A review of Moyukh Chatterjee’s Composing Violence: The Limits of Exposure and the Making of Minorities

If a government is driven by the need to secure majority mandates, what incentives does it have to secure minority rights? In fact, if all institutions are ultimately answerable to majoritarian sentiments, if the creation of an unyielding majority is a constant political necessity, it stands to reason that the re-creation of minorities is also essential. Moyukh Chatterjee’s Composing Violence: The Limits of Exposure and the Making of Minorities addresses this question in direct and rather unsettling ways...

He argues that violence against minorities is not an exceptional event in the Global South, that it is essentially political violence – garbed as religious or ethnic violence – used to construct more or less permanent majorities and minorities. While this book focuses on India, it reminds us that modern Western states like the US and Canada were built on ‘the expulsion and subjugation of Indigenous and Black people’ and that contemporary violence against such racial minorities is ‘not a deviation from modernity but an integral aspect of the making of the modern nation-state itself.’ There is something foundational about antiminority violence and as postcolonial countries have developed into modern democracies, their respective pogroms and ethnic ‘conflicts’ have served to establish dominant racial or religious majorities as stable political majorities. 

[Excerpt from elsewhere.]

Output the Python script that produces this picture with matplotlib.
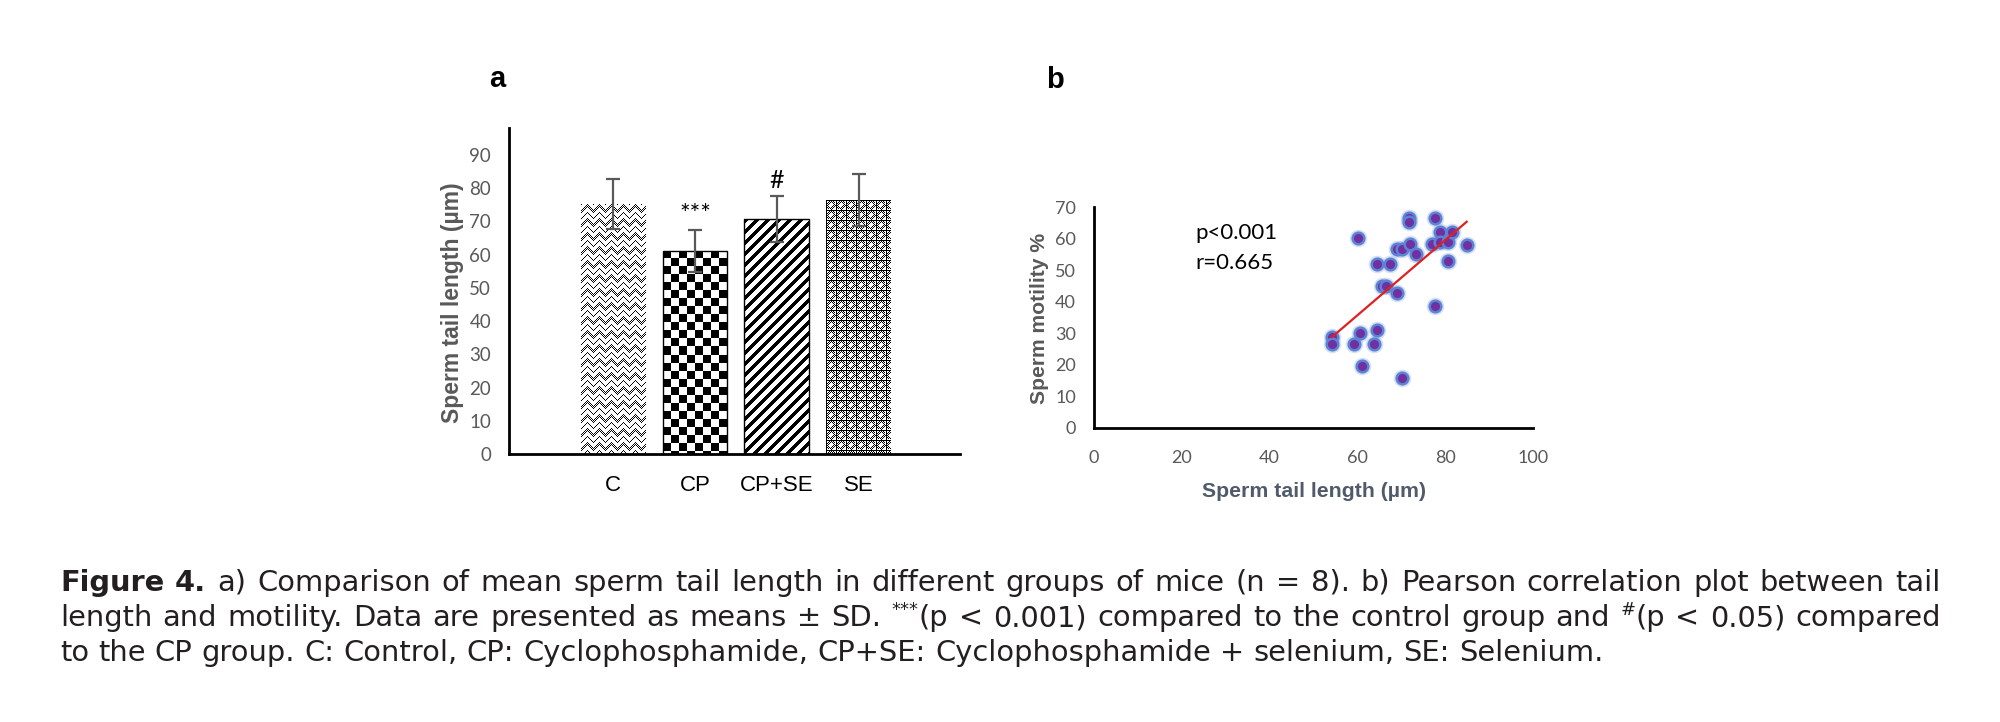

Posing the question – ‘What can India tell us about the power of public violence against minorities to act as a catalyst for the creation of a permanent majority?’ – the author attempts to answer it through this book. His title – composing violence – is an attempt to understand ‘how violence persists, motivates, and animates social and political life beyond the scene of horror,’ and to move away from the idea that violence is ‘a breakdown, interruption, and exception,’ to instead describe it as ‘a constitutive force.’ This transformational quality of violence serves as a catalyst for turning Muslims in India into permanent minorities and ‘outsiders’.